Time to break my promise from my last post. I haven’t done squat since then with the math book I’m writing. On top of that, when I thought about what to include in my next post, I realized that the organization of the book doesn’t make much sense without knowing the idiosyncrasies of my education, so I’m still pondering what to write.
In the meantime, we took a break from our hectic schedule here and 4 weeks ago, we took a 2-week break. We visited our oldest granddaughter for a day in Nahunta, GA and spent the day shopping. That’s my least favorite pastime, but she enjoyed it, which is a bit strange since she normally likes being out in nature.
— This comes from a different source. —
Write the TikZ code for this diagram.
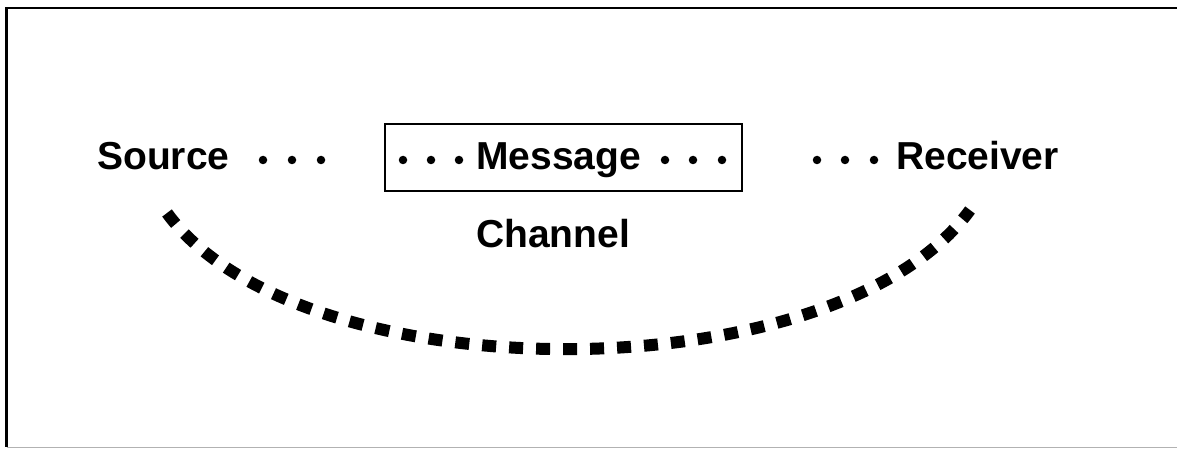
\documentclass[tikz,border=0pt]{standalone}
\usepackage{fontspec}
\setmainfont{Liberation Sans}
\begin{document}
\begin{tikzpicture}[x=1pt,y=-1pt,
  lbl/.style={anchor=base west,inner sep=0pt,font=\fontsize{39}{41}\selectfont\bfseries},
  dotmark/.style={circle,fill=black,inner sep=0pt,minimum size=8.5pt},
  msgbox/.style={draw=black,line width=2.6pt,inner sep=0pt},
  chanarc/.style={line width=12pt,dash pattern=on 14pt off 13pt,line cap=butt}]
\useasboundingbox (0,0) rectangle (1177,449);
% frame
\draw[line width=2.6pt] (1177,8) -- (6.5,8) -- (6.5,447);
\draw[line width=1.5pt,gray!60] (6.5,447.5) -- (1177,447.5);
% labels
\node[lbl] (source) at (97,170) {Source};
\node[lbl] (message) at (476,170) {Message};
\node[lbl] (receiver) at (896,170) {Receiver};
\node[lbl] (channel) at (476,247) {Channel};
% message box
\node[msgbox,minimum width=357pt,minimum height=67pt] (box) at (563.5,157.5) {};
% dots
\foreach \x [count=\i] in {263,292,321} \node[dotmark] (sd\i) at (\x,160) {};
\foreach \x [count=\i] in {403,431,459} \node[dotmark] (ml\i) at (\x,160) {};
\foreach \x [count=\i] in {665,693,722} \node[dotmark] (mr\i) at (\x,160) {};
\foreach \x [count=\i] in {817,845,874} \node[dotmark] (rd\i) at (\x,160) {};
% channel arc
\coordinate (arcL) at (167,213);
\coordinate (arcR) at (970,210);
\draw[chanarc] (arcL) .. controls (300,395) and (835,395) .. (arcR);
\end{tikzpicture}
\end{document}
Every time we visit, it brings back memories of Shutruk-Na[k]hunte. I’m sure you recall him as the guy who competed with Ozymandias for fame and their everlasting place in history. His name was on the sign over the door in the movie The Emperor’s Club. It contained the unforgettable quote “I am Shutruk Nahunte, King of Anshand and Susa, Sovereign of the land of Elam. I destroyed Sippar, took the stele of Niran-Sind, and brought it back to Elam, where I erected it as an offering to my god, Inshushinak. — Shutruk Nahunte, 1158 B.C.” Sometimes I compare myself to good ol’ Shutruk; my ego is at least as big, but I missed out on destroying Sippar and taking their stele, and I’m nowhere near as famous.
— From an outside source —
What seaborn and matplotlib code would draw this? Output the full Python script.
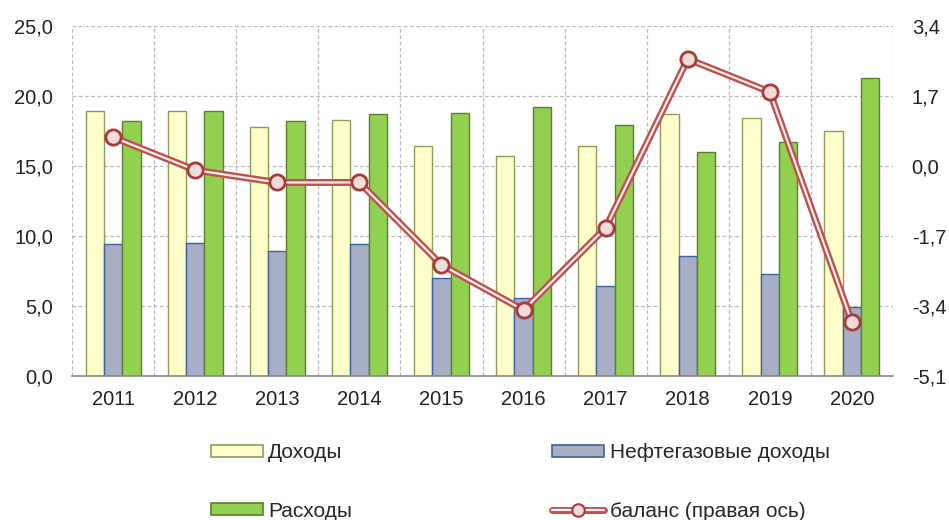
import numpy as np
import pandas as pd
import matplotlib
matplotlib.use("Agg")
import matplotlib.pyplot as plt
from matplotlib.patches import Patch
from matplotlib.lines import Line2D
import seaborn as sns

years = ["2011", "2012", "2013", "2014", "2015", "2016", "2017", "2018", "2019", "2020"]
dohody = [18.9, 18.9, 17.8, 18.3, 16.4, 15.7, 16.4, 18.7, 18.4, 17.5]
neftegaz = [9.4, 9.5, 8.9, 9.4, 7.0, 5.6, 6.4, 8.6, 7.3, 4.9]
rashody = [18.2, 18.9, 18.2, 18.7, 18.8, 19.2, 17.9, 16.0, 16.7, 21.3]
balans = [0.7, -0.1, -0.4, -0.4, -2.4, -3.5, -1.5, 2.6, 1.8, -3.8]

left_ticks = [0.0, 5.0, 10.0, 15.0, 20.0, 25.0]
right_ticks = [-5.1, -3.4, -1.7, 0.0, 1.7, 3.4]

names = ["Доходы", "Нефтегазовые доходы", "Расходы"]
fills = ["#FFFFCC", "#A6AFC6", "#92D050"]
edges = ["#8C9A5A", "#3B629A", "#5E7D32"]

df = pd.DataFrame({
    "year": years * 3,
    "value": dohody + neftegaz + rashody,
    "series": [names[0]] * 10 + [names[1]] * 10 + [names[2]] * 10,
})

sns.set_theme(style="white")
plt.rcParams["font.family"] = ["Liberation Sans", "DejaVu Sans"]

fig = plt.figure(figsize=(9.49, 5.2), dpi=100)
ax = fig.add_axes([72 / 949, 1 - 376 / 520, (893 - 72) / 949, (376 - 26) / 520])

sns.barplot(data=df, x="year", y="value", hue="series", order=years, hue_order=names,
            palette=fills, width=0.67, gap=0, ax=ax, legend=False, saturation=1)
for i, cont in enumerate(ax.containers):
    for bar in cont:
        bar.set_edgecolor(edges[i])
        bar.set_linewidth(1.0)

ax.set_xlim(-0.5, 9.5)
ax.set_ylim(0, 25)
ax.set_yticks(left_ticks)
ax.set_yticklabels([f"{v:.1f}".replace(".", ",") for v in left_ticks])
ax.set_xlabel("")
ax.set_ylabel("")
ax.set_xticks(range(len(years)))
ax.set_xticklabels(years)
ax.set_xticks(np.arange(-0.5, 10, 1.0), minor=True)
ax.tick_params(axis="x", which="major", length=0, labelsize=14.5, pad=10, colors="#222222")
ax.tick_params(axis="x", which="minor", length=6, width=1, color="#888888", direction="out")
ax.tick_params(axis="y", length=0, labelsize=14.5, pad=13.5, colors="#222222")
ax.grid(True, axis="y", which="major", linestyle=(0, (3, 2)), color="#BBBBBB", linewidth=0.9)
ax.grid(True, axis="x", which="minor", linestyle=(0, (3, 2)), color="#BBBBBB", linewidth=0.9)
ax.grid(False, axis="x", which="major")
for s in ["left", "right", "top"]:
    ax.spines[s].set_visible(False)
ax.spines["bottom"].set_color("#888888")
ax.spines["bottom"].set_linewidth(1.2)
ax.set_axisbelow(True)

ax2 = ax.twinx()
xpos = np.arange(len(years))
sns.lineplot(x=xpos, y=balans, ax=ax2, color="#C0504D", linewidth=5, legend=False)
sns.lineplot(x=xpos, y=balans, ax=ax2, color="#FBEFEF", linewidth=1.6, legend=False,
             marker="o", markersize=11, markerfacecolor="#F2DCDB",
             markeredgecolor="#A83A37", markeredgewidth=2)
ax2.set_ylim(-5.1, 3.4)
ax2.set_yticks(right_ticks)
ax2.set_yticklabels([f"{v:.1f}".replace(".", ",") for v in right_ticks])
ax2.tick_params(axis="y", length=0, labelsize=14.5, pad=13.5, colors="#222222")
ax2.set_ylabel("")
for s in ["left", "right", "top", "bottom"]:
    ax2.spines[s].set_visible(False)
ax2.set_xlim(-0.5, 9.5)

h_d = Patch(facecolor=fills[0], edgecolor=edges[0], linewidth=1.2)
h_n = Patch(facecolor=fills[1], edgecolor=edges[1], linewidth=1.2)
h_r = Patch(facecolor=fills[2], edgecolor=edges[2], linewidth=1.2)
h_b = (Line2D([], [], color="#C0504D", linewidth=5),
       Line2D([], [], color="#FBEFEF", linewidth=1.6, marker="o", markersize=9,
              markerfacecolor="#F2DCDB", markeredgecolor="#A83A37", markeredgewidth=1.5))
fig.legend([h_d, h_r, h_n, h_b],
           ["Доходы", "Расходы", "Нефтегазовые доходы", "баланс (правая ось)"],
           ncol=2, loc="upper left", bbox_to_anchor=(211 / 949, 1 - 443 / 520),
           frameon=False, prop={"family": ["Liberation Sans", "DejaVu Sans"], "size": 15},
           handlelength=2.5, handleheight=0.5, handletextpad=0.25,
           labelspacing=1.9, columnspacing=9.6, borderpad=0, borderaxespad=0)

fig.savefig("out.png", dpi=100)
We spent the rest of the week at Daytona Beach, visiting historic sites in the vicinity. This was during the deep freeze that covered the rest of the U.S. and we were just far enough south that the temperatures made it into the 60s and 70s (Fahrenheit).
We spent an afternoon at a state park just south of Flagler Beach hiking. There were several groves of gnarled twisted trees wrapping around and passing through the branches of each other. It’s the perfect place for a kid to wander through at midnight; he’d never be seen again after the trees grabbed him and did whatever trees do with kids. Along with that, we saw trees covered in green, pink, and bright red lichens, side by side. (I’m sure I’ve mentioned my love of lichens before.) The pink ones looked like they had been embedded in white plastic, and on the other side of the branch or stem were the green lichens. The red lichens are native to the deep south, and I don’t remember having seen any except in Florida.
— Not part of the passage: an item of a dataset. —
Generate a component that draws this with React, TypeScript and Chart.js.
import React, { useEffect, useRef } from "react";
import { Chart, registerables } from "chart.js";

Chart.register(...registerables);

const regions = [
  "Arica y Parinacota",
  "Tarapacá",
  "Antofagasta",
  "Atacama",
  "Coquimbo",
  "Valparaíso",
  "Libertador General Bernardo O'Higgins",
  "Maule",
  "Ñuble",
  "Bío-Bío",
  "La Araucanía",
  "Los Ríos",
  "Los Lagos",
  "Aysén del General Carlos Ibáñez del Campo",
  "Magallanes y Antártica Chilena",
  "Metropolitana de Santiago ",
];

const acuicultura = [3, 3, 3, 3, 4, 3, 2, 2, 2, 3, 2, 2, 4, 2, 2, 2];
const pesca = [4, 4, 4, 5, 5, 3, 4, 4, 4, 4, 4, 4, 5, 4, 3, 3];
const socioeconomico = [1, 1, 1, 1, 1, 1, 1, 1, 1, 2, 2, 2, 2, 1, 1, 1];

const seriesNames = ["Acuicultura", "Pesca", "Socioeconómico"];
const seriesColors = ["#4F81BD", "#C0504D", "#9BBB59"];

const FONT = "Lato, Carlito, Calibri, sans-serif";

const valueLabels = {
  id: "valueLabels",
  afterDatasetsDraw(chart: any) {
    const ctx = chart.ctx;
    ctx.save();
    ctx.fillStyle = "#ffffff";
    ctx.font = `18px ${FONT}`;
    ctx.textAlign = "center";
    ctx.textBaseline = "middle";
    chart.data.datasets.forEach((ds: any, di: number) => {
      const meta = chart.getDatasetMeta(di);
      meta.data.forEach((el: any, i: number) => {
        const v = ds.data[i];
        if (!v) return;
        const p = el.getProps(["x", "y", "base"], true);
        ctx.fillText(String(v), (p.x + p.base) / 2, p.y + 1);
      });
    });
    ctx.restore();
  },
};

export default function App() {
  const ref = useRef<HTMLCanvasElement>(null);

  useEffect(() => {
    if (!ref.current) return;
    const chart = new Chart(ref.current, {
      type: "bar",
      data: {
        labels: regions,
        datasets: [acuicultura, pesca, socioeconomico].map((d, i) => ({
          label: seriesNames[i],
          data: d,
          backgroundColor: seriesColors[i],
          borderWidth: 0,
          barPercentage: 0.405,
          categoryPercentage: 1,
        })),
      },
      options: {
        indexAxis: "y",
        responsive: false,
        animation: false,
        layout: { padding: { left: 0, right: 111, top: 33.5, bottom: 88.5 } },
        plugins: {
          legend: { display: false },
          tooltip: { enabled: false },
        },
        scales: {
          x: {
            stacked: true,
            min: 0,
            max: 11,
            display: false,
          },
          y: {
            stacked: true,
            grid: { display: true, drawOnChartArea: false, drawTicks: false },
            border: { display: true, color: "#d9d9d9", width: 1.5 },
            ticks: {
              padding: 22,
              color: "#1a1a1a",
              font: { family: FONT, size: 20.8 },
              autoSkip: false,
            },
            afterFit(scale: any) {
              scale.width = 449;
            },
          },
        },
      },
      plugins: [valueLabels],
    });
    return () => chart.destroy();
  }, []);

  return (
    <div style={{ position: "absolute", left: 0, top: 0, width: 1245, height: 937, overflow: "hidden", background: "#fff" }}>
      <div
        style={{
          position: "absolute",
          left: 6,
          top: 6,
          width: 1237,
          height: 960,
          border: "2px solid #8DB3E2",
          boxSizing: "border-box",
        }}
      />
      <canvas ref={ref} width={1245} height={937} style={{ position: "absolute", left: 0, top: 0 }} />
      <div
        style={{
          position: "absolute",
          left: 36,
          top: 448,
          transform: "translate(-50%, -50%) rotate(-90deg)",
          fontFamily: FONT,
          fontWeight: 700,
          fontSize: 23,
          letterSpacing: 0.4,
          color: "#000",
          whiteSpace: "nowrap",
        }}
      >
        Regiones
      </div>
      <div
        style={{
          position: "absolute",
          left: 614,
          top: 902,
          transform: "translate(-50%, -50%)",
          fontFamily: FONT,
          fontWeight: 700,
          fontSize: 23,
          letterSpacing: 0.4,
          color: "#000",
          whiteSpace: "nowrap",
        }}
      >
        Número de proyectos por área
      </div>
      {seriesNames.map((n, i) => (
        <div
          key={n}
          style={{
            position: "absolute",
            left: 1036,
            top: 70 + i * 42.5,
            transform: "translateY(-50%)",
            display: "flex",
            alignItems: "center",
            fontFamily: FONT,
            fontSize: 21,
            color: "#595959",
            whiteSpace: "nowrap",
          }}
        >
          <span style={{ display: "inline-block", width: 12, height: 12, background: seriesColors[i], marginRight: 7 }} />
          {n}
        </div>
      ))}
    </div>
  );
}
We spent the next week on Edisto Island in South Carolina. It rained the first four days and was sunny the last 3 days. If you ever feel like being terribly lazy, it’s the perfect place. Every day, rain or shine, the dolphins are playing and feeding at Bay Point. They get within 10 yards of the shore, close enough to hear them breathing. There is always a show, and it’s as if they know the shore is lined with people watching them.
Something you see only in a narrow stretch of inlets in that part of SC (though there are claims that it also happens in north GA) is strand feeding, where anywhere from two dolphins to a pod encircle fish and force them ashore where they eat them at their leisure. Sorry – Windows Live Writer won’t let me copy the video, so I’ll have to link again. Strand Feeding #1 and Strand Feeding #2.
When we weren’t gorging ourselves on sea food, we were dolphin-watching, visiting historic sites including the plantations and shore at Botany Bay, or we were reading on the rainy days.
We had to get back so I could start my second month of chemo. Although I haven’t lost my hair and haven’t felt nauseous, azacitidine still isn’t pleasant when it gets pumped in day after day over a two-week period (including blood tests). On the first day, my hematocrit was 27 (about 60% of the hemoglobin I should have), and by the end, it had dropped to 24, which shouldn’t be happening. In addition, my white blood cell count dropped to a critically low point and I wasn’t allowed to be around other people.
Since then, I’ve been on filgrastim (brand name Neupogen) to stimulate the growth of neutrophils. On Monday, the testing begins again. I’ll let you know if I’m still alive.
Until the next exciting installment, I’m going to leave you hanging.